Authentication and Role-Based Access Control (RBAC) exist to prevent that. They are the backbone of secure and scalable systems, and yet they are often bolted on as afterthoughts. When authentication and RBAC are done right, they disappear into the flow—fast, reliable, invisible. Done wrong, they open cracks for attackers and bottlenecks for users.
Understanding Authentication
Authentication proves identity. It answers one question: Who are you? This step must be airtight. Weak authentication lets bad actors slip in. Strong authentication creates trust across the stack. Secure logins, multi-factor authentication, passwordless flows—every request starts here. If authentication is brittle, nothing else will hold.
How Role-Based Access Control Works
RBAC defines what a user can do after they’re authenticated.
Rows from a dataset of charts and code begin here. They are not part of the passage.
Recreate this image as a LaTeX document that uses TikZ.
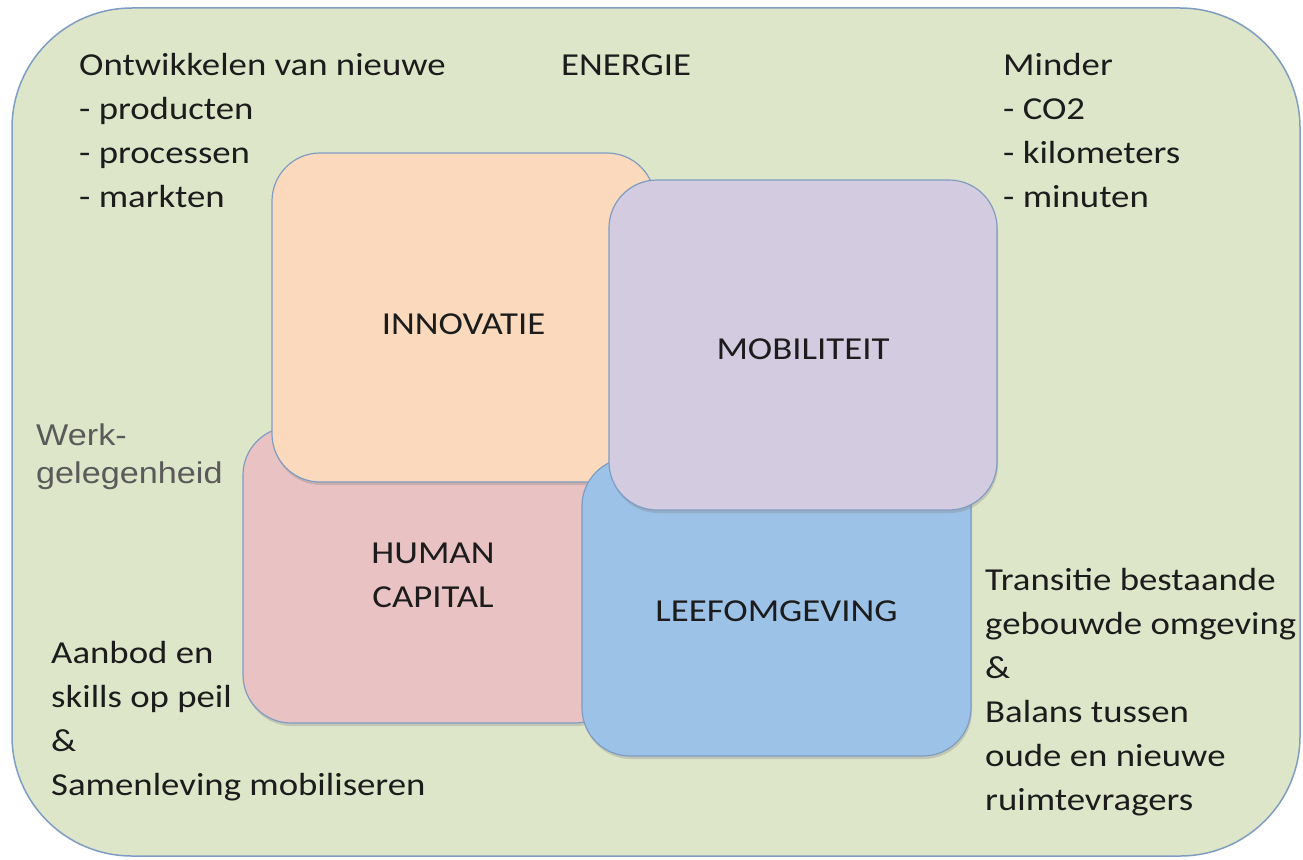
\documentclass[tikz,border=0pt]{standalone}
\usepackage{fontspec}
\setmainfont{Carlito}[FakeStretch=1.15]
\newfontfamily\werkfont{Liberation Sans}[FakeStretch=1.14]
\usepackage{tikz}
\usetikzlibrary{shadows}
\definecolor{fieldgreen}{HTML}{DEE6C9}
\definecolor{edgeblue}{HTML}{7F9DC2}
\definecolor{innovpeach}{HTML}{FBD9BD}
\definecolor{mobilviolet}{HTML}{D3CBE0}
\definecolor{humanrose}{HTML}{E9C2C3}
\definecolor{leefblue}{HTML}{9DC2E8}
\definecolor{ink}{HTML}{1C1C1C}
\definecolor{werkgray}{HTML}{5A5A5A}
\tikzset{
  field/.style={draw=edgeblue,fill=fieldgreen,line width=1.5pt,rounded corners=120pt},
  theme/.style={draw=edgeblue,line width=1.2pt,rounded corners=48pt,inner sep=0pt,
    align=center,text=ink,font=\fontsize{32}{44}\selectfont,
    drop shadow={shadow xshift=1pt,shadow yshift=-3pt,opacity=0.3}},
  note/.style={anchor=base west,align=left,inner sep=0pt,text=ink,
    font=\fontsize{32}{44}\selectfont}
}

\begin{document}
\begin{tikzpicture}[x=1pt,y=-1pt]
  \useasboundingbox (0,0) rectangle (1303,859);
  \draw[field] (12,8) rectangle (1300,856);

  \node[theme,fill=humanrose,minimum width=380pt,minimum height=296pt]
    (human) at (433,575) {HUMAN\\CAPITAL};
  \node[theme,fill=innovpeach,minimum width=383pt,minimum height=329pt,
    text height=34pt,text depth=0pt] (innov) at (463.5,317.5) {INNOVATIE};
  \node[theme,fill=leefblue,minimum width=389pt,minimum height=298pt,
    text height=28pt,text depth=0pt] (leef) at (776.5,607) {LEEFOMGEVING};
  \node[theme,fill=mobilviolet,minimum width=388pt,minimum height=330pt,
    text height=29pt,text depth=0pt] (mobil) at (803,345) {MOBILITEIT};

  % base west of a multi-line note sits on its last line
  \node[note] (energie) at (561,75) {ENERGIE};
  \node[note] (ontw) at (79,207)
    {Ontwikkelen van nieuwe\\- producten\\- processen\\- markten};
  \node[note] (minder) at (1003,207)
    {Minder\\- CO2\\- kilometers\\- minuten};
  \node[note,text=werkgray,font=\werkfont\fontsize{30}{38}\selectfont]
    (werk) at (36,483) {Werk-\\gelegenheid};
  \node[note] (aanbod) at (51,795)
    {Aanbod en\\skills op peil\\\&\\Samenleving mobiliseren};
  \node[note] (transitie) at (985,810)
    {Transitie bestaande\\gebouwde omgeving\\\&\\Balans tussen\\oude en nieuwe\\ruimtevragers};
\end{tikzpicture}
\end{document}
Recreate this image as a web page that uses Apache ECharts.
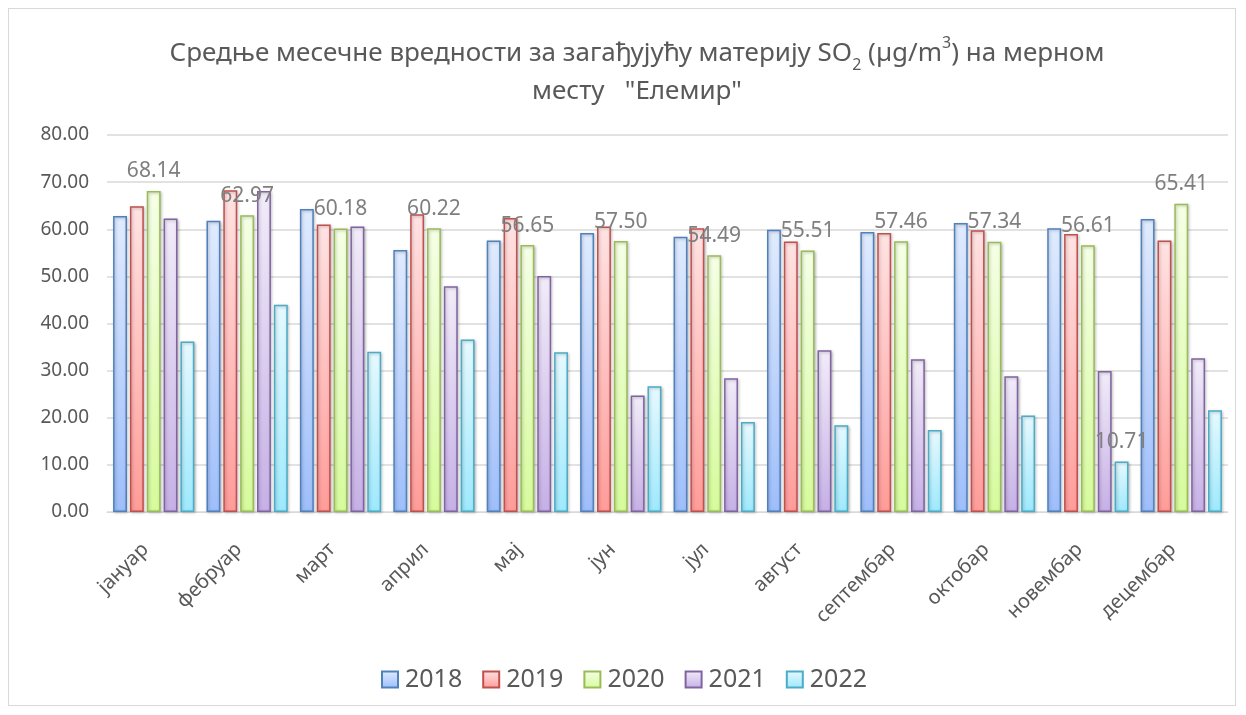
<!DOCTYPE html>
<html><head><meta charset="utf-8">
<script src="https://cdn.jsdelivr.net/npm/echarts@6/dist/echarts.min.js"></script>
<style>
html,body{margin:0;padding:0;background:#fff;}
#frame{position:absolute;left:8px;top:8px;width:1228px;height:698px;border:1px solid #d9d9d9;box-sizing:border-box;}
#c{position:absolute;left:0;top:0;width:1246px;height:715px;}
</style></head>
<body><div id="frame"></div><div id="c"></div>
<script>
const categories = ['јануар','фебруар','март','април','мај','јун','јул','август','септембар','октобар','новембар','децембар'];
const years = ['2018','2019','2020','2021','2022'];
const v2018 = [62.8, 61.8, 64.3, 55.6, 57.6, 59.2, 58.4, 59.9, 59.4, 61.3, 60.2, 62.2];
const v2019 = [64.9, 68.3, 61.0, 63.2, 62.4, 60.6, 60.2, 57.4, 59.2, 59.8, 59.0, 57.6];
const v2020 = [68.14, 62.97, 60.18, 60.22, 56.65, 57.50, 54.49, 55.51, 57.46, 57.34, 56.61, 65.41];
const v2021 = [62.3, 68.1, 60.6, 47.9, 50.1, 24.7, 28.4, 34.3, 32.4, 28.8, 29.9, 32.6];
const v2022 = [36.2, 44.0, 34.0, 36.6, 33.9, 26.7, 19.1, 18.4, 17.4, 20.5, 10.71, 21.6];
const yTicks = [0,10,20,30,40,50,60,70,80];

const styles = [
  {border:'#4f81bd', top:'#e0ebfe', bottom:'#9ebefb'},
  {border:'#c0504d', top:'#ffe3e3', bottom:'#ff9c99'},
  {border:'#9bbb59', top:'#f5ffe6', bottom:'#d6fb9c'},
  {border:'#8064a2', top:'#f2ecf9', bottom:'#c6b0e6'},
  {border:'#4bacc6', top:'#e6f9ff', bottom:'#9ee9fd'}
];
const seriesValues = [v2018, v2019, v2020, v2021, v2022];
const font = 'Noto Sans';
const labelStyle = {show:true, position:'top', distance:9, color:'#7f7f7f', fontSize:21, fontFamily:font, formatter:p=>Number(p.value).toFixed(2)};

const series = years.map((y,i)=>{
  const st = styles[i];
  let data = seriesValues[i].slice();
  if (i===4) {
    data = data.map((v,k)=> k===10 ? {value:v, label:labelStyle} : v);
  }
  return {
    name:y, type:'bar', data:data,
    barGap:'21%', barCategoryGap:'13%',
    itemStyle:{
      color:{type:'linear',x:0,y:0,x2:0,y2:1,colorStops:[{offset:0,color:st.top},{offset:1,color:st.bottom}]},
      borderColor:st.border, borderWidth:1.5,
      shadowColor:'rgba(0,0,0,0.25)', shadowBlur:3, shadowOffsetX:1, shadowOffsetY:1
    },
    label: i===2 ? labelStyle : {show:false},
    z: i===4 ? 3 : 2
  };
});

const tStyle = {fontSize:26, color:'#595959', fontFamily:font, fontWeight:'normal', lineHeight:38};
const chart = echarts.init(document.getElementById('c'), null, {renderer:'canvas'});
chart.setOption({
  animation:false,
  backgroundColor:'transparent',
  title:{
    left:632, top:30, textAlign:'center',
    text:'{t|Средње месечне вредности за загађујућу материју SO}{sub|2}{t| (µg/m}{sup|3}{t|) на мерном}\n{t|месту   "Елемир"}',
    textStyle:{
      fontWeight:'normal', fontFamily:font, color:'#595959', fontSize:26,
      rich:{
        t:tStyle,
        sub:{fontSize:16, color:'#595959', fontFamily:font, fontWeight:'normal', verticalAlign:'bottom', padding:[12,0,0,0], lineHeight:38},
        sup:{fontSize:16, color:'#595959', fontFamily:font, fontWeight:'normal', verticalAlign:'top', padding:[0,0,10,0], lineHeight:38}
      }
    }
  },
  legend:{
    bottom:18, left:376, itemWidth:16, itemHeight:16, itemGap:20,
    icon:'rect',
    textStyle:{fontSize:25, color:'#595959', fontFamily:font, padding:[0,0,0,2]},
    data:years
  },
  grid:{left:107, right:18, top:135, bottom:203, containLabel:false},
  xAxis:{
    type:'category', data:categories,
    axisLine:{lineStyle:{color:'#d9d9d9', width:1}},
    axisTick:{show:false},
    axisLabel:{rotate:45, fontSize:20, color:'#595959', fontFamily:font, margin:26, padding:[0,12,0,0], interval:0}
  },
  yAxis:{
    type:'value', min:yTicks[0], max:yTicks[yTicks.length-1], interval:yTicks[1]-yTicks[0],
    axisLine:{show:false}, axisTick:{show:false},
    splitLine:{lineStyle:{color:'#d9d9d9', width:1.5}},
    axisLabel:{fontSize:19, color:'#595959', fontFamily:font, margin:18, formatter:v=>v.toFixed(2)}
  },
  series:series
});
</script></body></html>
It assigns permissions based on roles: admin, editor, viewer, and so on. By linking access rules to roles instead of individual accounts, RBAC stays maintainable as systems grow. It reduces human error, limits the blast radius of breaches, and keeps compliance simpler.
Why Pair Authentication with RBAC
Authentication without RBAC is guard duty without a rulebook. RBAC without strong authentication is a locked door with a fake key. Together, they form a permissions system that can adjust instantly, scale without chaos, and track who did what, when. That accountability is as essential for audits and legal protection as it is for security itself.